Friday, July 22, 2016

Trump, Hillary and Free Trade

So, besides the nativist, xenophobic, and racist appeals to the darker side of American society, Trump speech was all about trade, and its effects on the working class. That is clearly the strategy for November, and Hillary is, for obvious reasons, weak on that subject. I don't think Trump even thinks Bernie supporters would vote for him, but his appeal to them last night was for them not to vote for Hillary.

Trade matters, even if Trump has no clue why. As, I have explained several times (go here, here or here for the basics of the theory, here  for a brief discussion of the loss of political support for Free Trade Agreements, FTAs) free trade is a bit of a misnomer. Nobody is for purely free trade or complete protectionism. The real discussion is about managed trade, and for what purposes one should manage it. While most economists agree that trade should be managed for phytosanitary rules and defenses purposes, there is unwillingness to accept that the quality of employment and real wages matter too.
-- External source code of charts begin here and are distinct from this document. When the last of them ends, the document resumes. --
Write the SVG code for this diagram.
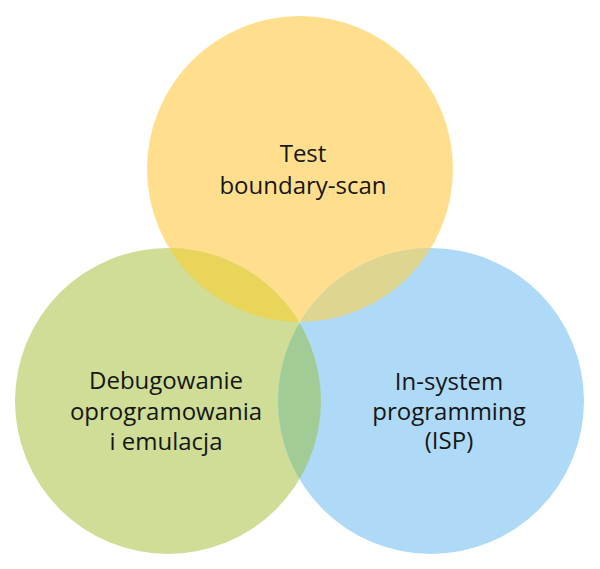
<svg xmlns="http://www.w3.org/2000/svg" width="600" height="569" viewBox="0 0 600 569">
<defs>
<style>
.lbl{font-family:"Open Sans","Noto Sans","DejaVu Sans",sans-serif;font-size:24px;fill:#161616;text-anchor:middle}
</style>
<clipPath id="cTop"><circle cx="300" cy="169" r="153"/></clipPath>
<clipPath id="cLeft"><circle cx="168" cy="401" r="153"/></clipPath>
</defs>
<rect width="600" height="569" fill="#ffffff"/>
<g id="node-top">
<circle cx="300" cy="169" r="153" fill="#ffdf8e"/>
</g>
<g id="node-left">
<circle cx="168" cy="401" r="153" fill="#cfdd96"/>
</g>
<g id="node-right">
<circle cx="431" cy="401" r="153" fill="#aedaf8"/>
</g>
<g id="overlaps">
<circle cx="168" cy="401" r="153" fill="#e8d55a" clip-path="url(#cTop)"/>
<circle cx="431" cy="401" r="153" fill="#ddd590" clip-path="url(#cTop)"/>
<circle cx="431" cy="401" r="153" fill="#a1cc95" clip-path="url(#cLeft)"/>
</g>
<g id="labels">
<text class="lbl" x="303" y="162">Test</text>
<text class="lbl" x="303" y="194">boundary-scan</text>
<text class="lbl" x="166" y="389">Debugowanie</text>
<text class="lbl" x="166" y="420">oprogramowania</text>
<text class="lbl" x="166" y="450">i emulacja</text>
<text class="lbl" x="449" y="390">In-system</text>
<text class="lbl" x="449" y="420">programming</text>
<text class="lbl" x="449" y="449">(ISP)</text>
</g>
</svg>
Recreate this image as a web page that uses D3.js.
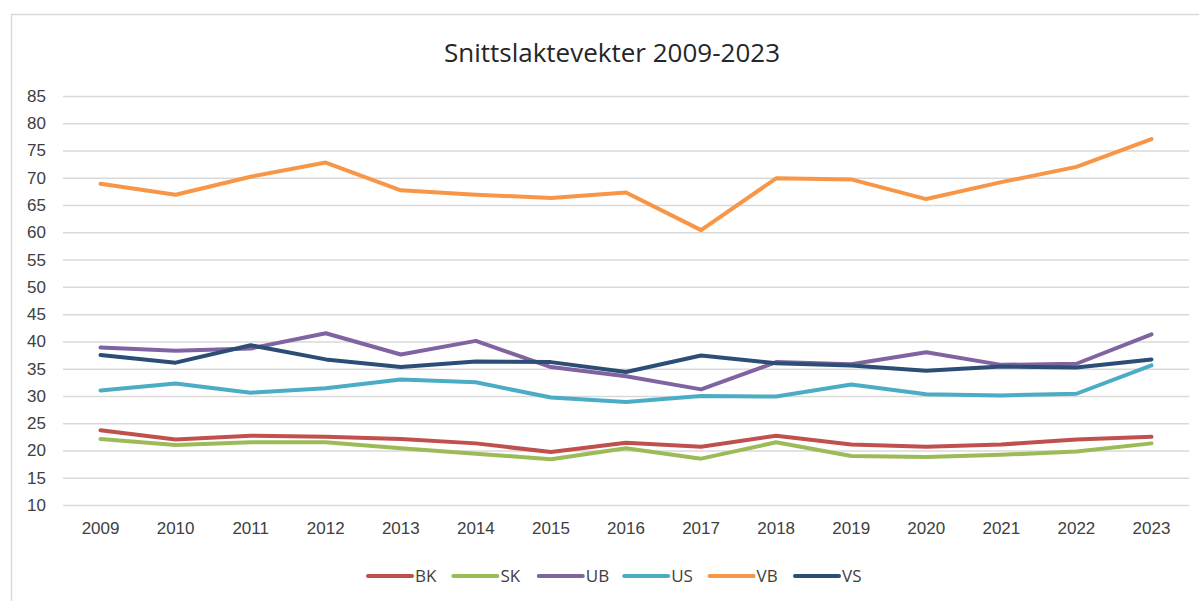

Trade matters, because what one country produces matters. Complex products with higher value added are more likely to lead to the incremental innovations that are behind the wealth of nations. Trade agreements that ossify the production structure in sectors with low levels of technological dynamism lead to lower growth, and employment. In the US, certainly, since the entry of China in the WTO there has been a significant collapse of manufacturing jobs (see discussion here), which has not implied lack of technological dynamism per se, but has had a significant impact on the old manufacturing belt, which happens to affect many swing states in this election.

That is why it would be a huge (yuge, really) mistake if Hillary chooses Tim Kaine over Sherrod Brown as a running mate. Both are senators from swing states, but only Brown would be credible as a critic of FTAs. Don't get me wrong. I don't think that if she chooses Sherrod Brown her positions on trade could be trusted blindly (see here, for example; Obama too was critical of FTAs before he was elected). But it would send a signal that the constituency (mostly related to labor) within the party that would want a less pro-business approach to trade would have a voice in the White House (btw, I wouldn't trust Trump's views on trade; given his proposals on taxes, his administration would be the most pro-business since Calvin Coolidge).